The 402's are easy to fly and great handling airplanes. If its an A or B model make the the gear preflight is thorough. Learn how to do the hot-start procedure also-it takes 3 hands to do it well.
how about making sure you have enough fuel,
I love 310s. I think that they are a great stepping stone for something much bigger becuase of the philosophy of operating it: Get down early, slow down early, carry power, etc. It just forces you to be way out ahead of the airplane and that's one of the hardest disciplines to teach.
Enjoy.
[/b]4) With the tip-tanked types, if you walk up to the plane to check the fuel and find an aux tank overflowing and the main down a bit (assuming it was topped-off after the last flight), don;t necessarily jump on the line guys. You might have a fuel selector going bad. There are little o-rings in there that can fail and will let the fuel from the main (which sits above the aux) flow down back through the line and into the aux.
Thinks for the tips guys currently working on Comm/Multi in a C-310R.
In flight use drag to slow you down, not a lot of pwer reductions. Lead a speed reduction(assuming you're setting up to land) with the landing lights. Depending on the model they'll shave off 5-10 kts and get you closer to flap speeds.
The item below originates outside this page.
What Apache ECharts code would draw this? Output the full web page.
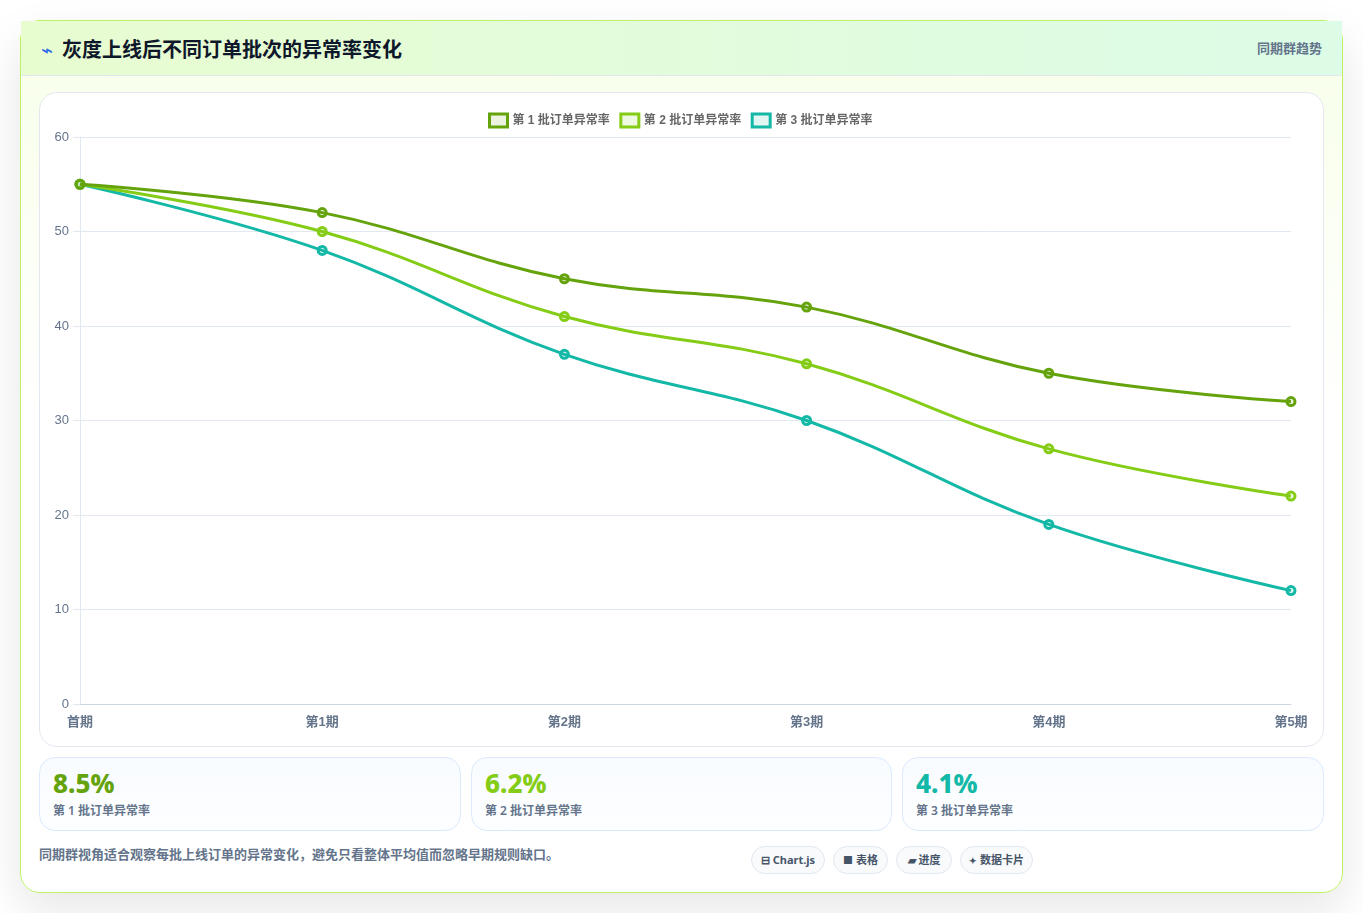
<!DOCTYPE html>
<html lang="zh-CN">
<head>
<meta charset="utf-8">
<title>灰度上线后不同订单批次的异常率变化</title>
<script src="https://cdn.jsdelivr.net/npm/echarts@6/dist/echarts.min.js"></script>
<style>
*{box-sizing:border-box}
html,body{margin:0;padding:0;width:1363px;height:913px;overflow:hidden;background:#fff;
 font-family:"Noto Sans","Noto Sans CJK SC",sans-serif}
.card{position:absolute;left:20px;top:20px;width:1323px;height:873px;border:1px solid #bef264;border-radius:20px;
 background:linear-gradient(180deg,#f7ffe8 0%,#ffffff 45%,#ffffff 100%);box-shadow:0 18px 45px rgba(15,23,42,.10)}
.head{position:absolute;left:21px;top:21px;width:1321px;height:55px;border-bottom:1px solid #e2e8f0;
 background:linear-gradient(90deg,#e8fcd0,#dcfce7)}
.icon{position:absolute;left:41px;top:38px;font-size:20px;line-height:24px;color:#2563eb}
.title{position:absolute;left:62px;top:35px;font-size:20px;line-height:30px;font-weight:700;color:#0f172a;white-space:nowrap}
.tag{position:absolute;right:41px;top:37.5px;font-size:13px;line-height:20px;font-weight:600;color:#64748b;white-space:nowrap}
.chartbox{position:absolute;left:39px;top:92px;width:1285px;height:655px;background:#fff;border:1px solid #e2e8f0;border-radius:18px}
#chart{position:absolute;left:40px;top:93px;width:1283px;height:653px}
.metric{position:absolute;top:757px;height:74px;border:1px solid #dbeafe;border-radius:16px;
 background:linear-gradient(180deg,#f8fbff,#fdfeff)}
.metric b{position:absolute;left:13px;top:7px;font-size:26px;line-height:36px;font-weight:800;white-space:nowrap}
.metric span{position:absolute;left:13px;top:44px;font-size:12px;line-height:18px;font-weight:600;color:#64748b;white-space:nowrap}
.note{position:absolute;left:39px;top:845px;font-size:13px;line-height:18px;font-weight:600;color:#64748b;white-space:nowrap}
.chip{position:absolute;top:846px;height:28px;border:1px solid #e2e8f0;border-radius:14px;background:#f8fafc;
 font-size:11px;line-height:26px;font-weight:700;color:#475569;text-align:center;white-space:nowrap}
</style>
</head>
<body>
<div class="card"></div>
<div class="head"></div>
<div class="icon">⌁</div>
<div class="title">灰度上线后不同订单批次的异常率变化</div>
<div class="tag">同期群趋势</div>
<div class="chartbox"></div>
<div id="chart"></div>
<div id="metrics"></div>
<div class="note">同期群视角适合观察每批上线订单的异常变化，避免只看整体平均值而忽略早期规则缺口。</div>
<div id="chips"></div>
<script>
const categories = ['首期', '第1期', '第2期', '第3期', '第4期', '第5期'];
const seriesNames = ['第 1 批订单异常率', '第 2 批订单异常率', '第 3 批订单异常率'];
const batch1 = [55, 52, 45, 42, 35, 32];
const batch2 = [55, 50, 41, 36, 27, 22];
const batch3 = [55, 48, 37, 30, 19, 12];
const colors = ['#65a30d', '#84cc16', '#14b8a6'];
const tints = ['rgba(101,163,13,0.13)', 'rgba(132,204,22,0.13)', 'rgba(20,184,166,0.13)'];
const metricValues = ['8.5%', '6.2%', '4.1%'];
const chipIcons = ['⊟', '■', '▰', '✦'];
const chipLabels = ['Chart.js', '表格', '进度', '数据卡片'];

const metricBoxes = [[39, 422], [471, 421], [902, 422]];
document.getElementById('metrics').innerHTML = metricValues.map((v, i) =>
  `<div class="metric" style="left:${metricBoxes[i][0]}px;width:${metricBoxes[i][1]}px"><b style="color:${colors[i]}">${v}</b><span>${seriesNames[i]}</span></div>`).join('');
const chipBoxes = [[751, 74], [833, 55], [896, 56], [960, 73]];
const iconSizes = [11, 10, 11, 9];
document.getElementById('chips').innerHTML = chipLabels.map((t, i) =>
  `<div class="chip" style="left:${chipBoxes[i][0]}px;width:${chipBoxes[i][1]}px"><span style="font-size:${iconSizes[i]}px">${chipIcons[i]}</span> ${t}</div>`).join('');

const FONT = '"Liberation Sans","Noto Sans CJK SC",sans-serif';
const values = [batch1, batch2, batch3];
const chart = echarts.init(document.getElementById('chart'), null, {renderer: 'canvas'});
chart.setOption({
  animation: false,
  legend: {
    left: 443, top: 14.5, itemWidth: 18, itemHeight: 13, itemGap: 9.5,
    textStyle: {color: '#666', fontSize: 12, fontWeight: 'bold', fontFamily: FONT},
    data: seriesNames.map((name, i) => ({
      name, icon: 'rect',
      itemStyle: {color: tints[i], borderColor: colors[i], borderWidth: 3}
    }))
  },
  grid: {left: 40, right: 32, top: 44, bottom: 42},
  xAxis: {
    type: 'category', data: categories, boundaryGap: false,
    axisLine: {lineStyle: {color: '#cbd5e1', width: 1}},
    axisTick: {show: false},
    axisLabel: {color: '#64748b', fontSize: 13, fontWeight: 'bold', fontFamily: FONT, margin: 12, showMinLabel: true, showMaxLabel: true, interval: 0},
    splitLine: {show: false}
  },
  yAxis: {
    type: 'value', min: 0, max: 60, interval: 10,
    axisLine: {show: true, lineStyle: {color: '#e2e8f0', width: 1}},
    axisTick: {show: true, length: 7, lineStyle: {color: '#e2e8f0', width: 1}},
    axisLabel: {color: '#64748b', fontSize: 13, fontFamily: FONT, margin: 11},
    splitLine: {show: true, lineStyle: {color: '#e2e8f0', width: 1}}
  },
  series: seriesNames.map((name, i) => ({
    name, type: 'line', data: values[i], smooth: 0.4, clip: false, z: 6 - i,
    symbol: 'circle', symbolSize: 8,
    lineStyle: {color: colors[i], width: 3},
    itemStyle: {color: tints[i], borderColor: colors[i], borderWidth: 3}
  }))
});
</script>
</body>
</html>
Then as you get in the initial flap range just sort of sneak them out. If you go to the first 10 degrees(if memory serves) the thing will balloon like crazy.
All of the information is great and good tips but this one I don't possibly agree from a wear and tear stance. It was mentioned that you can increase the longetivity of the landing light motor+gears, to only operate them within the flap speeds, thus decreasing the loads on them. Also if you run them out for every landing don't raise them back up until after takeoff, that way you save an entire cycle plus if you test them during pre-flights it saves another cycle there.